INSTRUCTIONS TO FOLLOW> Below are the records; locate each line with the word "file" and copy it.

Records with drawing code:
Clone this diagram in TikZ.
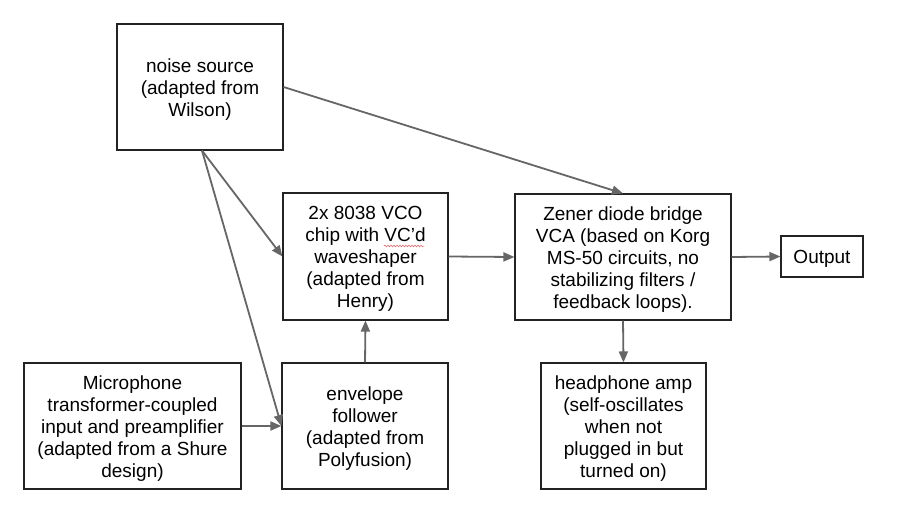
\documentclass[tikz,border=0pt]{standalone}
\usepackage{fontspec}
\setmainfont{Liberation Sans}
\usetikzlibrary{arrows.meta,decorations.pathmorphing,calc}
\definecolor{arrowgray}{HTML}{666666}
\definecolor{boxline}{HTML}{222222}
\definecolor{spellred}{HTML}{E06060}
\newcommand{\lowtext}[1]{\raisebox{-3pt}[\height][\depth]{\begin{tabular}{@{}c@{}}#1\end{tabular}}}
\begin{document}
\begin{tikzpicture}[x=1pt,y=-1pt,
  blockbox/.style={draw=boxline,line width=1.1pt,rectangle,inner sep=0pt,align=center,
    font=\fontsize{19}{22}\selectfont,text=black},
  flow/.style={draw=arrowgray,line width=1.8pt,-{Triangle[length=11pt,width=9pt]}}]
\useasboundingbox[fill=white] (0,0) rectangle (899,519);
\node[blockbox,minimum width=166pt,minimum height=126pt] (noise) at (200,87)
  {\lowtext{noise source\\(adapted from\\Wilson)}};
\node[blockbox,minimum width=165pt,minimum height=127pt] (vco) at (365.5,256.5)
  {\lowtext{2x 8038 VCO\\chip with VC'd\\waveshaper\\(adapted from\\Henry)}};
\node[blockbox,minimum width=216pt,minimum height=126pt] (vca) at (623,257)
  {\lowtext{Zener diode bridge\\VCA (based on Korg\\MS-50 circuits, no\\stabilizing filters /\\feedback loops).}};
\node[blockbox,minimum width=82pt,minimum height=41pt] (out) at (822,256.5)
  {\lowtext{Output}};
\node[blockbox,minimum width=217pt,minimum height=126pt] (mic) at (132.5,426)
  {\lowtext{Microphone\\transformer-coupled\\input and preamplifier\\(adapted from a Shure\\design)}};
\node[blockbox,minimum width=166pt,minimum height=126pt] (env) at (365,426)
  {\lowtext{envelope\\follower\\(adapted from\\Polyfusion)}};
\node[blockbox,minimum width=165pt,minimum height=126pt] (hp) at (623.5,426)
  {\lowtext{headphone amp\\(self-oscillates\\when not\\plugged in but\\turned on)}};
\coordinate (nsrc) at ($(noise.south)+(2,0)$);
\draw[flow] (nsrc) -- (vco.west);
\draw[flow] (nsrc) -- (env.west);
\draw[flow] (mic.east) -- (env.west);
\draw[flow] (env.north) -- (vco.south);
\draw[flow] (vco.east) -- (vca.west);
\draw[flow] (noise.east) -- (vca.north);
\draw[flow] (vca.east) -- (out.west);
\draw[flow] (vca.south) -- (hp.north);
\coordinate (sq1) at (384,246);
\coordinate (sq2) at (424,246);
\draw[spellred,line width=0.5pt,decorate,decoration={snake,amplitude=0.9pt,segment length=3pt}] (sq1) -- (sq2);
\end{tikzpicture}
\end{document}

...

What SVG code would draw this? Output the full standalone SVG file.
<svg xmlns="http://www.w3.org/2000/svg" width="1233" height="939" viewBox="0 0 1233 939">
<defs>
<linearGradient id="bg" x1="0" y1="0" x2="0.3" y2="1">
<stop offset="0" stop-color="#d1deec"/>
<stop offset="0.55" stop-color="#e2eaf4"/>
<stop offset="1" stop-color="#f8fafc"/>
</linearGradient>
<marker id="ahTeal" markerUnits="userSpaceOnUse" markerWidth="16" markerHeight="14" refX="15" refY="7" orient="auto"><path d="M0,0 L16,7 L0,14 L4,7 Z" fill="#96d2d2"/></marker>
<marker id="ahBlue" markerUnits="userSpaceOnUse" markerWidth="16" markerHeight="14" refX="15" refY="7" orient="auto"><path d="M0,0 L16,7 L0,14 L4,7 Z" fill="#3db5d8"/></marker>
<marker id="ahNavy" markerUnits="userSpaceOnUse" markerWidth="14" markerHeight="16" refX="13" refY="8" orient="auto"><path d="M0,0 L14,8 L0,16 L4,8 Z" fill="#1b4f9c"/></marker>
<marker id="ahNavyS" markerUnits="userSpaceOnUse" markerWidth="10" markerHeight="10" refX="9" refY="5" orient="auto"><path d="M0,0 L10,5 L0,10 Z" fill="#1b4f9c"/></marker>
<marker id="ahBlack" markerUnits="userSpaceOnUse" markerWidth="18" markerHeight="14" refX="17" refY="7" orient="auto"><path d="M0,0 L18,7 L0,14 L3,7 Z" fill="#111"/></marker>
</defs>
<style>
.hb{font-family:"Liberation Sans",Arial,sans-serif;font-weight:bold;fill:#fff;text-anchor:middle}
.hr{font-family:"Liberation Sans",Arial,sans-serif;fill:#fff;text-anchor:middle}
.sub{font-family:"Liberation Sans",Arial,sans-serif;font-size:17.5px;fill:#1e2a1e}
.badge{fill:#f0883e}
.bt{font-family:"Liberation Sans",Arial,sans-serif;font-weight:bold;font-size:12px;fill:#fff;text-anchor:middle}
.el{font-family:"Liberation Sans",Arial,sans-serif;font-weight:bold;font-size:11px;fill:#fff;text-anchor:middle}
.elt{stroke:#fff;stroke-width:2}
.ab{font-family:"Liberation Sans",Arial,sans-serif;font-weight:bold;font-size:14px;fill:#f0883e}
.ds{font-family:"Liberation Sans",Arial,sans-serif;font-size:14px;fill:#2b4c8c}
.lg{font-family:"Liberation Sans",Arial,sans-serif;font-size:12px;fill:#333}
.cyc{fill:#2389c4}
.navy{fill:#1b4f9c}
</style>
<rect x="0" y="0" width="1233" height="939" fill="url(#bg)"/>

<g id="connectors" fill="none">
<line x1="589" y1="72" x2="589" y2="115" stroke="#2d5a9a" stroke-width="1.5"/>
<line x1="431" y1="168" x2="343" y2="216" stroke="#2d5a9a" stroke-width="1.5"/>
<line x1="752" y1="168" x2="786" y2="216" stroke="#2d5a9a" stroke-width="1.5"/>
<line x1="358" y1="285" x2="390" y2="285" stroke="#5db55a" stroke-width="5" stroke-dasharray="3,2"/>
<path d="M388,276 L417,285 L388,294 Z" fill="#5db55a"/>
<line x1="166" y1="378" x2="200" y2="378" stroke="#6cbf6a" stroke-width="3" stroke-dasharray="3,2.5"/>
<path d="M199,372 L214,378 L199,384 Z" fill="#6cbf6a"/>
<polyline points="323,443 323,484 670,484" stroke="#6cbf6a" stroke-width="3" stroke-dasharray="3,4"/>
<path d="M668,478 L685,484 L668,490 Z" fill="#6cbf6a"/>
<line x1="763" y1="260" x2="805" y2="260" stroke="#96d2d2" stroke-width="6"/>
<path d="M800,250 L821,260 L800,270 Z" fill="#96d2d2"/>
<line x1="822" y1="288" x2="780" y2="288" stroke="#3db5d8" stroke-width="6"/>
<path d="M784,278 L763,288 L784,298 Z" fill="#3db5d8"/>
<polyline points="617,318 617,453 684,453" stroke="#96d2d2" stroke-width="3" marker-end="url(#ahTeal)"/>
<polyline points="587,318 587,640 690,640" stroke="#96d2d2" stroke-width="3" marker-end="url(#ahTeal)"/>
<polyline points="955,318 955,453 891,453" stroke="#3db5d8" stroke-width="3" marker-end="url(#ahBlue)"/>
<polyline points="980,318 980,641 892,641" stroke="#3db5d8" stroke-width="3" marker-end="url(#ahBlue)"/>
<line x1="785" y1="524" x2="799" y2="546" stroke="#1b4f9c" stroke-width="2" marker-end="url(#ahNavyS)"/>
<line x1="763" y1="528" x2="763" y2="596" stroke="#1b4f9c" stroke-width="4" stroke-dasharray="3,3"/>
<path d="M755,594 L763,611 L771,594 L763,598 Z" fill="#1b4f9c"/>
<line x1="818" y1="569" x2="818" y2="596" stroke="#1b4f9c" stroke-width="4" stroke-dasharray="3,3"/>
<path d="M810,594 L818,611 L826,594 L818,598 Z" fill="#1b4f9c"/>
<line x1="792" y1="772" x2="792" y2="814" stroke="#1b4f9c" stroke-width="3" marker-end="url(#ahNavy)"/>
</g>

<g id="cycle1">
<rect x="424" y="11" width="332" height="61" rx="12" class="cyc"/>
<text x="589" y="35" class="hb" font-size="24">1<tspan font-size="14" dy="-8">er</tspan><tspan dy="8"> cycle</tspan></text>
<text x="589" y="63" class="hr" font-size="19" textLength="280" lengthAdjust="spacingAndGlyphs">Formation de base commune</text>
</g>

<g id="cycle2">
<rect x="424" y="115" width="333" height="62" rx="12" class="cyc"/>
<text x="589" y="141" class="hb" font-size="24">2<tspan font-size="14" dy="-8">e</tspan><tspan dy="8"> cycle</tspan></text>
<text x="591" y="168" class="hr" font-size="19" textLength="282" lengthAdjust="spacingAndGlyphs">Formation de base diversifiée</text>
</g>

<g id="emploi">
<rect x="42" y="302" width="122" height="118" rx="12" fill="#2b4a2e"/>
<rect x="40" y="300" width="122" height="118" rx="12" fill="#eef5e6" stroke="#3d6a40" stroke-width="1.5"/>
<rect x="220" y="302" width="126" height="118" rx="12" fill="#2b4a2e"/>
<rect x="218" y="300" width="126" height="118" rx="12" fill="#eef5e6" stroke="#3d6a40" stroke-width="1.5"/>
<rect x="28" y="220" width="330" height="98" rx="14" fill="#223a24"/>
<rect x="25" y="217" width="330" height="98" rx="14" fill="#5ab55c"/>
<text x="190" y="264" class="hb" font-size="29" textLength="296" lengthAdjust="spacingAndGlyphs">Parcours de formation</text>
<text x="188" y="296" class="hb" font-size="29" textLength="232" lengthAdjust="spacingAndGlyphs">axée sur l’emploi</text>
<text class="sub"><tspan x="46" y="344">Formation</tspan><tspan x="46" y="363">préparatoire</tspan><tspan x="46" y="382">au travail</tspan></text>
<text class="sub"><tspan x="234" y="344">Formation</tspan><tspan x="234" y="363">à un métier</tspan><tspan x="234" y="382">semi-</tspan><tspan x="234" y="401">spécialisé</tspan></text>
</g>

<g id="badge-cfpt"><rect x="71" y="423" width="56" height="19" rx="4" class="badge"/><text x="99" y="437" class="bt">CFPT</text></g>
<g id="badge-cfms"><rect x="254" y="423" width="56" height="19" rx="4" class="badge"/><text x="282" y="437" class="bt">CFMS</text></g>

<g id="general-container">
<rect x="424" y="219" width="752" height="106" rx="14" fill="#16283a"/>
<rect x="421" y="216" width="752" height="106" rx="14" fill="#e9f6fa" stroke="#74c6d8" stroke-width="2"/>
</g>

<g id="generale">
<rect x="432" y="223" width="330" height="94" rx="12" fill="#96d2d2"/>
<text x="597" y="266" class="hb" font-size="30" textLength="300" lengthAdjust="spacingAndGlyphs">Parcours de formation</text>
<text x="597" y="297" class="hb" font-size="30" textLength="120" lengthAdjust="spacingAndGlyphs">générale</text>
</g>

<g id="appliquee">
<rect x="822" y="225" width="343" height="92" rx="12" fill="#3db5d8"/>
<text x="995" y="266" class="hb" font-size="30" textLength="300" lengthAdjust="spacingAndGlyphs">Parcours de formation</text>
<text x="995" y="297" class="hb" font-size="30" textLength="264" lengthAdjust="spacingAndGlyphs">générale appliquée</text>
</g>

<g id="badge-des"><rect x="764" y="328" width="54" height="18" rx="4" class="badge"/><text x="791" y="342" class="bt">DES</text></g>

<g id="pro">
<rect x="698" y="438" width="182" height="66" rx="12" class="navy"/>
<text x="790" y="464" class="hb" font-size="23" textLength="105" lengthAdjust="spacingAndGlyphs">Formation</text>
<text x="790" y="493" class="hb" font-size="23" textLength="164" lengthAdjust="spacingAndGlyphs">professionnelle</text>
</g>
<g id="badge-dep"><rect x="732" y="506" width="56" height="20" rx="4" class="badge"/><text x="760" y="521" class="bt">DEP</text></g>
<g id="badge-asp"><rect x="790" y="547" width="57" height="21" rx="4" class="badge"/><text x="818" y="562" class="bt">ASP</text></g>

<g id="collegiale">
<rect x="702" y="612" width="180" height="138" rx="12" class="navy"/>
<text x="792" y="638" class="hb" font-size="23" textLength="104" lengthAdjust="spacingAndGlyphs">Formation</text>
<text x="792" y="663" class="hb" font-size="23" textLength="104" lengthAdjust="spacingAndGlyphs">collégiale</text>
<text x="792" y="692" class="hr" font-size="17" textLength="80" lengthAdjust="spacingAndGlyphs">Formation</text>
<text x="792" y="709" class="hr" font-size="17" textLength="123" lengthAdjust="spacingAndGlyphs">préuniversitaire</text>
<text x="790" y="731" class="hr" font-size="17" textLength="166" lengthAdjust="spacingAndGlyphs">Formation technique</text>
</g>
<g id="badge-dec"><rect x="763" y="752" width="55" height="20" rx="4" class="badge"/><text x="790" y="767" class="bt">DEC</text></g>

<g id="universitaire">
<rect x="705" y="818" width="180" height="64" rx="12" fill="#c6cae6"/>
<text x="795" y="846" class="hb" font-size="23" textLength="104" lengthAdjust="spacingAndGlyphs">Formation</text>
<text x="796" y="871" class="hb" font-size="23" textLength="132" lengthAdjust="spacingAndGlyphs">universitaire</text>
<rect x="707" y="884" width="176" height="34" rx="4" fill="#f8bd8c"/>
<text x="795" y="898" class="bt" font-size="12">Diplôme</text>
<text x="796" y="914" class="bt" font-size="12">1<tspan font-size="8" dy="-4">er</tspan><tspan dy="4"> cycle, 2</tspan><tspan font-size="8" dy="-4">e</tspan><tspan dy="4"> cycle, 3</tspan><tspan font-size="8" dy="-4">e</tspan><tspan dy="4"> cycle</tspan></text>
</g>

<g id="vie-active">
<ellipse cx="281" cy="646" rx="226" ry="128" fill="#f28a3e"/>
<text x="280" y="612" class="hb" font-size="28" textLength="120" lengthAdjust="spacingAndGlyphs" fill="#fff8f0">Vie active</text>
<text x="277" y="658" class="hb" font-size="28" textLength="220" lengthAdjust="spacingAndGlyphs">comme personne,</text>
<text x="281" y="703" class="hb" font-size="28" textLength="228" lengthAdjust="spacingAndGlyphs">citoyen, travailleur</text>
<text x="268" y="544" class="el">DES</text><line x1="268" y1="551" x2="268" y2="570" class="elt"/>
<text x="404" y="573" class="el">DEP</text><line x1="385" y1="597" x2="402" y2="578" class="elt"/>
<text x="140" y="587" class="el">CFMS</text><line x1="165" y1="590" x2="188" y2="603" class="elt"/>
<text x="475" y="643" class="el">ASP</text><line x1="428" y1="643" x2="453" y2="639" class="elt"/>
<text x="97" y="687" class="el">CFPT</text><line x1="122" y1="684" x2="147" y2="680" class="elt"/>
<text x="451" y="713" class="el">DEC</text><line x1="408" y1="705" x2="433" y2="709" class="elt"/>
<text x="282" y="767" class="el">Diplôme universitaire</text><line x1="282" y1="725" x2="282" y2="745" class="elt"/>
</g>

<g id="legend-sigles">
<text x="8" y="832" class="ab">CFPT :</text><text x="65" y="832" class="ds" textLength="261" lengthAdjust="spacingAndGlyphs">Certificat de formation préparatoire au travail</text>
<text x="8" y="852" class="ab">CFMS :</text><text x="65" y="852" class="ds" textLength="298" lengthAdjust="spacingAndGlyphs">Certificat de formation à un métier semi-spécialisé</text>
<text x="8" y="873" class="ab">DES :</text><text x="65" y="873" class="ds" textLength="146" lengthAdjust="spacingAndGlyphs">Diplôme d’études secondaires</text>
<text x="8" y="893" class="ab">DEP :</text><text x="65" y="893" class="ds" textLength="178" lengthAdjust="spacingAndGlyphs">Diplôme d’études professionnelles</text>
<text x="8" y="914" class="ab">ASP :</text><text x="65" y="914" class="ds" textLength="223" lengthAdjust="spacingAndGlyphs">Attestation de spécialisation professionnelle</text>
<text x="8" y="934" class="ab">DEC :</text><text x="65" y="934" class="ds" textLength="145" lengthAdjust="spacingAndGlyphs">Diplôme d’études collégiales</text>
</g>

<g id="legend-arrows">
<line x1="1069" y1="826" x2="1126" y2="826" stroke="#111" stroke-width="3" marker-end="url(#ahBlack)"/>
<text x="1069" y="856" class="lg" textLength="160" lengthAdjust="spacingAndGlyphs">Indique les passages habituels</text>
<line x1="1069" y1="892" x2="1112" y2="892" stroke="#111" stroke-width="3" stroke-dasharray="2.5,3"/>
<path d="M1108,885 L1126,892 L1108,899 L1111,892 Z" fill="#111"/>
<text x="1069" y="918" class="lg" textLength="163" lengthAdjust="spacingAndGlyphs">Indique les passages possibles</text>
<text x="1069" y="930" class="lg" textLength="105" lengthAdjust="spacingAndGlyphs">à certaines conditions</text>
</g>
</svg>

--

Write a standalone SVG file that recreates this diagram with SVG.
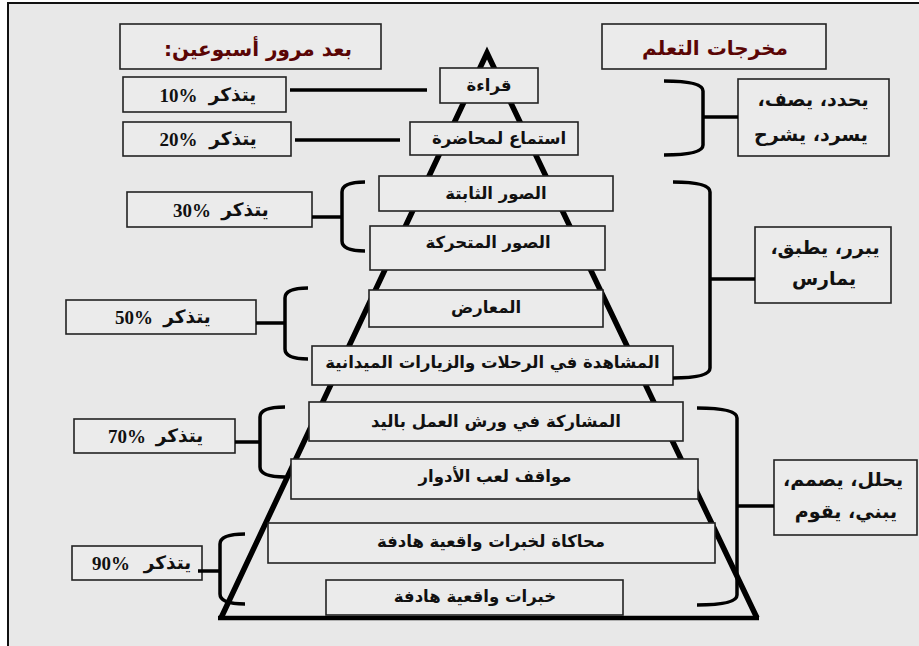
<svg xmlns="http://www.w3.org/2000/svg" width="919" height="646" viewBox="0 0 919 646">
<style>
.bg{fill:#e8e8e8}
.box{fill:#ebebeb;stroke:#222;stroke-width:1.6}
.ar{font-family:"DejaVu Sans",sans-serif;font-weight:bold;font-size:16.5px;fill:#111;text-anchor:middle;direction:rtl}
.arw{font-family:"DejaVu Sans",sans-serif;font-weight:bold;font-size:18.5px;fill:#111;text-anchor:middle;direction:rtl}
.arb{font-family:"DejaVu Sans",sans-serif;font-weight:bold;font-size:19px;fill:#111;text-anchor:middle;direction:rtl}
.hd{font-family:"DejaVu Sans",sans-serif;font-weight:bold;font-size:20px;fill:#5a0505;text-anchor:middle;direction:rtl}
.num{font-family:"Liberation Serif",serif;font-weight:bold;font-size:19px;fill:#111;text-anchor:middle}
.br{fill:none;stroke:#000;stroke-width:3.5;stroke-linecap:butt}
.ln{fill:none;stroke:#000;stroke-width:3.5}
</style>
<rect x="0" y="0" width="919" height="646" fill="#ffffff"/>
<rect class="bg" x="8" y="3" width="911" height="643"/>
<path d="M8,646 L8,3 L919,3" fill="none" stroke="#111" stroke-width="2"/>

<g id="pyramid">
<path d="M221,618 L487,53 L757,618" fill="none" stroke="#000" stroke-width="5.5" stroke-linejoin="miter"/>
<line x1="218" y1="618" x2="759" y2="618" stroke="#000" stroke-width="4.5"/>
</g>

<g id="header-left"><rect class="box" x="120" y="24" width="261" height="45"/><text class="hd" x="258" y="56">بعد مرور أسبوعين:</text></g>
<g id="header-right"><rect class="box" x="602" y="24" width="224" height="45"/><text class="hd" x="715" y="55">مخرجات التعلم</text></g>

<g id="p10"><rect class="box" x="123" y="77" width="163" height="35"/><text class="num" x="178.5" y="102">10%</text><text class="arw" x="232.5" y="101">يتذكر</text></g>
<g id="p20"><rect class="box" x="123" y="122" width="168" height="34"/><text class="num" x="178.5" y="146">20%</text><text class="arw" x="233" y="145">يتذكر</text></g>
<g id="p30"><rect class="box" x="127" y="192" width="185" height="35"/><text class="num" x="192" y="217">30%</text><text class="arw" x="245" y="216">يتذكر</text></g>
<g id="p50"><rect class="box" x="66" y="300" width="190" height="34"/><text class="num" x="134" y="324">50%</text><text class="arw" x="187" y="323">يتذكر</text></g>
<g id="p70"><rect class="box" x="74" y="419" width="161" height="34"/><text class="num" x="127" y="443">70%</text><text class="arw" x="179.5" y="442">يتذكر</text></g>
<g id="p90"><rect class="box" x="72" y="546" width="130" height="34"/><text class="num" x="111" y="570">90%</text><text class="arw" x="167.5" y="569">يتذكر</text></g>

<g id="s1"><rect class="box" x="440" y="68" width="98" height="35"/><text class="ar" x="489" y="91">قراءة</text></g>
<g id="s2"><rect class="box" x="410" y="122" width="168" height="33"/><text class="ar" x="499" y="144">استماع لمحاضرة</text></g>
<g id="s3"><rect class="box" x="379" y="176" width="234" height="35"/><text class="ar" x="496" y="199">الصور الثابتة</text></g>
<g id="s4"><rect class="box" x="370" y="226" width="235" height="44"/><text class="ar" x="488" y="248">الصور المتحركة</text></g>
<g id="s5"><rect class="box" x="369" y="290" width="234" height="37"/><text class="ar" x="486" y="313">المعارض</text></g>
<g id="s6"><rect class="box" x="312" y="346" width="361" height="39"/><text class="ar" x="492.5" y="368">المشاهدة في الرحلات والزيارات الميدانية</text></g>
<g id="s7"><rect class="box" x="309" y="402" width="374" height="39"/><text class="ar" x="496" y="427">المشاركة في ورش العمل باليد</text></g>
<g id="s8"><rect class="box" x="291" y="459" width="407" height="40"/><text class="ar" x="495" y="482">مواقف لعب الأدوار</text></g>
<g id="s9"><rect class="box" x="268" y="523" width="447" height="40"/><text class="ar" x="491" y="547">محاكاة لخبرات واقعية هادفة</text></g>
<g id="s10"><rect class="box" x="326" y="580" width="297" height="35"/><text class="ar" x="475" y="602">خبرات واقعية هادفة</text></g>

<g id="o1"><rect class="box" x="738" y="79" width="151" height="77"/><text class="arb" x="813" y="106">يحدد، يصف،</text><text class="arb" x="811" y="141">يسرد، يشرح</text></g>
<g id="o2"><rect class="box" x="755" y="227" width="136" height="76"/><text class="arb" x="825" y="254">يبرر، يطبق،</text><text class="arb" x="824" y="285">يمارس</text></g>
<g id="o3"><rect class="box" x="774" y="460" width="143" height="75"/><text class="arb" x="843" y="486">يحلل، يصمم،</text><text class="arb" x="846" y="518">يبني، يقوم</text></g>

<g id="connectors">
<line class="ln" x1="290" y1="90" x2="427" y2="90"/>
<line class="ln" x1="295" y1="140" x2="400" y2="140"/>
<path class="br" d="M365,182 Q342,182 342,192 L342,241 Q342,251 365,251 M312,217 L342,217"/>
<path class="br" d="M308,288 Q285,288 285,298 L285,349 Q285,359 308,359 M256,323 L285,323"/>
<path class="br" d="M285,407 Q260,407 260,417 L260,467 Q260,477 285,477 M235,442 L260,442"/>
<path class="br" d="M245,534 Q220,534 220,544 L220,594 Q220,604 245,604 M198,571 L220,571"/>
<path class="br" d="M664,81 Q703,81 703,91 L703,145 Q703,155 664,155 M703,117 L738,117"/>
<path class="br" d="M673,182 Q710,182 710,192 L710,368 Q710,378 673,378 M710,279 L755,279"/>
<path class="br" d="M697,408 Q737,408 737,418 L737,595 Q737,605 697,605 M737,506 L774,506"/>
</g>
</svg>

ANSWER FOR THE TASK>
What SVG code would draw this? Output the full standalone SVG file.
Write a standalone SVG file that recreates this diagram with SVG.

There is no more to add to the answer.